* Task requirements: Write out the material again exactly, please, and omit the pictures.

▬▬▬▬▬▬▬▬▬▬

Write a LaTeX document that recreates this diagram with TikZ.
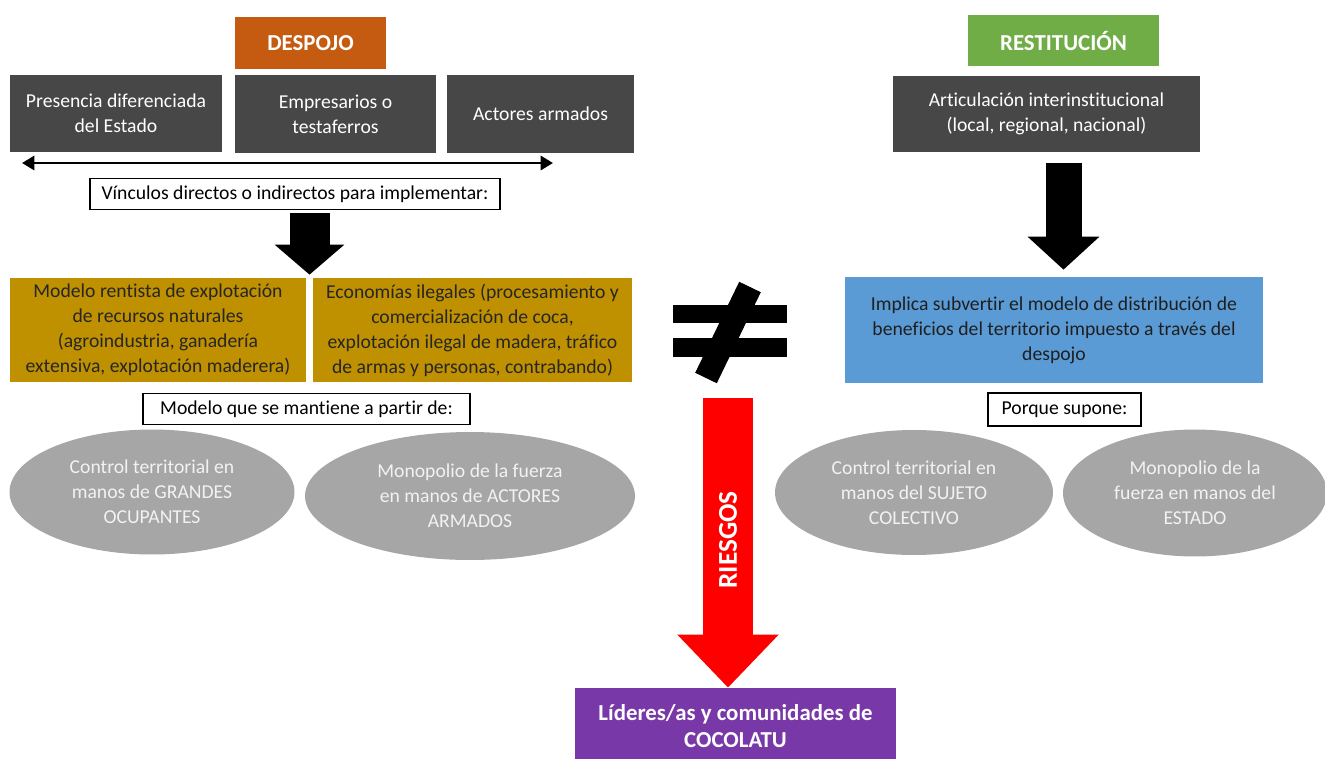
\documentclass[tikz,border=0pt]{standalone}
\usepackage{fontspec}
\setmainfont{Carlito}[Ligatures=NoCommon]
\usetikzlibrary{
  arrows.meta,
  positioning,
  calc,
  shapes.geometric
}
\definecolor{despojoc}{HTML}{C55A11}
\definecolor{restituc}{HTML}{70AD47}
\definecolor{boxgray}{HTML}{474747}
\definecolor{goldfill}{HTML}{BF9000}
\definecolor{bluefill}{HTML}{5B9BD5}
\definecolor{ellgray}{HTML}{A6A6A6}
\definecolor{riskred}{HTML}{FF0000}
\definecolor{purplec}{HTML}{7838A8}
\tikzset{
  base/.style      = {align=center, inner sep=0pt},
  darkbox/.style   = {base, fill=boxgray, text=white, minimum height=1.55cm},
  titlebox/.style  = {base, text=white, font=\fontsize{13}{15}\selectfont\bfseries},
  goldbox/.style   = {base, fill=goldfill, text=black!85, minimum height=2.08cm},
  notebox/.style   = {base, draw=black, line width=0.7pt, fill=white, minimum height=0.62cm},
  zone/.style      = {ellipse, base, fill=ellgray, text=white!95!black, minimum height=2.5cm},
  blockarrow/.style = {line width=0.8cm, -{Triangle[length=0.6cm, width=1.36cm]}}
}

\begin{document}
\begin{tikzpicture}[x=0.02cm, y=-0.02cm, font=\fontsize{11.2}{14.2}\selectfont]
  \useasboundingbox (0,0) rectangle (1325,758);

  % Despojo side
  \node [titlebox, fill=despojoc, minimum width=3.02cm, minimum height=1.04cm] (despojo) at (310.5, 43) {DESPOJO};
  \node [darkbox, minimum width=4.24cm] (estado)      at (116.0, 113.5) {Presencia diferenciada\\del Estado};
  \node [darkbox, minimum width=4.02cm] (empresarios) at (335.5, 114.0) {Empresarios o\\testaferros};
  \node [darkbox, minimum width=3.74cm] (armados)     at (540.5, 114.0) {Actores armados};

  \coordinate (linkL) at ( 22, 163);
  \coordinate (linkR) at (553, 163);
  \draw [line width=1.6pt, {Triangle[length=7pt, width=8pt]}-{Triangle[length=7pt, width=8pt]}] (linkL) -- (linkR);

  \node [notebox, minimum width=8.2cm] (vinculos) at (295, 194) {V\'{\i}nculos directos o indirectos para implementar:};

  \node [goldbox, minimum width=5.92cm] (rentista) at (158.0, 330) {Modelo rentista de explotaci\'on\\de recursos naturales\\(agroindustria, ganader\'{\i}a\\extensiva, explotaci\'on maderera)};
  \node [goldbox, minimum width=6.38cm] (ilegales) at (472.5, 330) {Econom\'{\i}as ilegales (procesamiento y\\comercializaci\'on de coca,\\explotaci\'on ilegal de madera, tr\'afico\\de armas y personas, contrabando)};

  \coordinate (gap) at ($(rentista.north east)!0.5!(ilegales.north west)$);
  \draw [blockarrow, shorten <=0.06cm, shorten >=0.06cm] (vinculos.south -| gap) -- (gap);

  \node [notebox, minimum width=6.54cm] (mantiene) at (306.5, 409) {Modelo que se mantiene a partir de:};

  \node [zone, minimum width=5.7cm]  (ocupantes) at (152, 492) {Control territorial en\\manos de GRANDES\\OCUPANTES};
  \node [zone, minimum width=6.6cm, minimum height=2.56cm] (fuerzaarm) at (470, 496) {Monopolio de la fuerza\\en manos de ACTORES\\ARMADOS};

  % Restitucion side
  \node [titlebox, fill=restituc, minimum width=3.82cm, minimum height=1.02cm] (restitucion) at (1063.5, 40.5) {RESTITUCI\'ON};
  \node [darkbox, minimum width=6.14cm, minimum height=1.52cm] (articulacion) at (1046.5, 114) {Articulaci\'on interinstitucional\\(local, regional, nacional)};

  \node [base, fill=bluefill, text=black!88, minimum width=8.36cm, minimum height=2.12cm] (subvertir) at (1054, 330) {Implica subvertir el modelo de distribuci\'on de\\beneficios del territorio impuesto a trav\'es del\\despojo};

  \draw [line width=0.72cm, -{Triangle[length=0.66cm, width=1.4cm]}, shorten <=0.22cm, shorten >=0.14cm] (articulacion.south -| restitucion) -- (subvertir.north -| restitucion);

  \node [notebox, minimum width=3.06cm, minimum height=0.66cm] (supone) at (1064.5, 409.5) {Porque supone:};

  \node [zone, minimum width=5.56cm] (sujeto)    at (914, 492.5) {Control territorial en\\manos del SUJETO\\COLECTIVO};
  \node [zone, minimum width=5.28cm, minimum height=2.54cm] (estadoell) at (1195, 493) {Monopolio de la\\fuerza en manos del\\ESTADO};

  % Not equal sign
  \fill (673, 305) rectangle (787, 323);
  \fill (673, 338) rectangle (787, 357);
  \draw [line width=0.48cm] (706, 378) -- (750, 287);

  % Risks
  \node [titlebox, fill=purplec, minimum width=6.42cm, minimum height=1.52cm] (lideres) at (735.5, 726) {L\'{\i}deres/as y comunidades de\\COCOLATU};

  \coordinate (riesgo) at (728, 398);
  \draw [riskred, line width=1cm, -{Triangle[length=1.06cm, width=1.96cm]}] (riesgo) -- (riesgo |- lideres.north)
    node [pos=0.49, rotate=90, text=white, font=\fontsize{15.5}{16}\selectfont\bfseries] (riesgos) {RIESGOS};
\end{tikzpicture}
\end{document}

▬▬▬▬▬▬▬▬▬▬

* Result of this task:
Write a LaTeX document that recreates this diagram with TikZ.
\documentclass[tikz,border=0pt]{standalone}
\usepackage{fontspec}
\setmainfont{Carlito}[Ligatures=NoCommon]
\usetikzlibrary{
  arrows.meta,
  positioning,
  calc,
  shapes.geometric
}
\definecolor{despojoc}{HTML}{C55A11}
\definecolor{restituc}{HTML}{70AD47}
\definecolor{boxgray}{HTML}{474747}
\definecolor{goldfill}{HTML}{BF9000}
\definecolor{bluefill}{HTML}{5B9BD5}
\definecolor{ellgray}{HTML}{A6A6A6}
\definecolor{riskred}{HTML}{FF0000}
\definecolor{purplec}{HTML}{7838A8}
\tikzset{
  base/.style      = {align=center, inner sep=0pt},
  darkbox/.style   = {base, fill=boxgray, text=white, minimum height=1.55cm},
  titlebox/.style  = {base, text=white, font=\fontsize{13}{15}\selectfont\bfseries},
  goldbox/.style   = {base, fill=goldfill, text=black!85, minimum height=2.08cm},
  notebox/.style   = {base, draw=black, line width=0.7pt, fill=white, minimum height=0.62cm},
  zone/.style      = {ellipse, base, fill=ellgray, text=white!95!black, minimum height=2.5cm},
  blockarrow/.style = {line width=0.8cm, -{Triangle[length=0.6cm, width=1.36cm]}}
}

\begin{document}
\begin{tikzpicture}[x=0.02cm, y=-0.02cm, font=\fontsize{11.2}{14.2}\selectfont]
  \useasboundingbox (0,0) rectangle (1325,758);

  % Despojo side
  \node [titlebox, fill=despojoc, minimum width=3.02cm, minimum height=1.04cm] (despojo) at (310.5, 43) {DESPOJO};
  \node [darkbox, minimum width=4.24cm] (estado)      at (116.0, 113.5) {Presencia diferenciada\\del Estado};
  \node [darkbox, minimum width=4.02cm] (empresarios) at (335.5, 114.0) {Empresarios o\\testaferros};
  \node [darkbox, minimum width=3.74cm] (armados)     at (540.5, 114.0) {Actores armados};

  \coordinate (linkL) at ( 22, 163);
  \coordinate (linkR) at (553, 163);
  \draw [line width=1.6pt, {Triangle[length=7pt, width=8pt]}-{Triangle[length=7pt, width=8pt]}] (linkL) -- (linkR);

  \node [notebox, minimum width=8.2cm] (vinculos) at (295, 194) {V\'{\i}nculos directos o indirectos para implementar:};

  \node [goldbox, minimum width=5.92cm] (rentista) at (158.0, 330) {Modelo rentista de explotaci\'on\\de recursos naturales\\(agroindustria, ganader\'{\i}a\\extensiva, explotaci\'on maderera)};
  \node [goldbox, minimum width=6.38cm] (ilegales) at (472.5, 330) {Econom\'{\i}as ilegales (procesamiento y\\comercializaci\'on de coca,\\explotaci\'on ilegal de madera, tr\'afico\\de armas y personas, contrabando)};

  \coordinate (gap) at ($(rentista.north east)!0.5!(ilegales.north west)$);
  \draw [blockarrow, shorten <=0.06cm, shorten >=0.06cm] (vinculos.south -| gap) -- (gap);

  \node [notebox, minimum width=6.54cm] (mantiene) at (306.5, 409) {Modelo que se mantiene a partir de:};

  \node [zone, minimum width=5.7cm]  (ocupantes) at (152, 492) {Control territorial en\\manos de GRANDES\\OCUPANTES};
  \node [zone, minimum width=6.6cm, minimum height=2.56cm] (fuerzaarm) at (470, 496) {Monopolio de la fuerza\\en manos de ACTORES\\ARMADOS};

  % Restitucion side
  \node [titlebox, fill=restituc, minimum width=3.82cm, minimum height=1.02cm] (restitucion) at (1063.5, 40.5) {RESTITUCI\'ON};
  \node [darkbox, minimum width=6.14cm, minimum height=1.52cm] (articulacion) at (1046.5, 114) {Articulaci\'on interinstitucional\\(local, regional, nacional)};

  \node [base, fill=bluefill, text=black!88, minimum width=8.36cm, minimum height=2.12cm] (subvertir) at (1054, 330) {Implica subvertir el modelo de distribuci\'on de\\beneficios del territorio impuesto a trav\'es del\\despojo};

  \draw [line width=0.72cm, -{Triangle[length=0.66cm, width=1.4cm]}, shorten <=0.22cm, shorten >=0.14cm] (articulacion.south -| restitucion) -- (subvertir.north -| restitucion);

  \node [notebox, minimum width=3.06cm, minimum height=0.66cm] (supone) at (1064.5, 409.5) {Porque supone:};

  \node [zone, minimum width=5.56cm] (sujeto)    at (914, 492.5) {Control territorial en\\manos del SUJETO\\COLECTIVO};
  \node [zone, minimum width=5.28cm, minimum height=2.54cm] (estadoell) at (1195, 493) {Monopolio de la\\fuerza en manos del\\ESTADO};

  % Not equal sign
  \fill (673, 305) rectangle (787, 323);
  \fill (673, 338) rectangle (787, 357);
  \draw [line width=0.48cm] (706, 378) -- (750, 287);

  % Risks
  \node [titlebox, fill=purplec, minimum width=6.42cm, minimum height=1.52cm] (lideres) at (735.5, 726) {L\'{\i}deres/as y comunidades de\\COCOLATU};

  \coordinate (riesgo) at (728, 398);
  \draw [riskred, line width=1cm, -{Triangle[length=1.06cm, width=1.96cm]}] (riesgo) -- (riesgo |- lideres.north)
    node [pos=0.49, rotate=90, text=white, font=\fontsize{15.5}{16}\selectfont\bfseries] (riesgos) {RIESGOS};
\end{tikzpicture}
\end{document}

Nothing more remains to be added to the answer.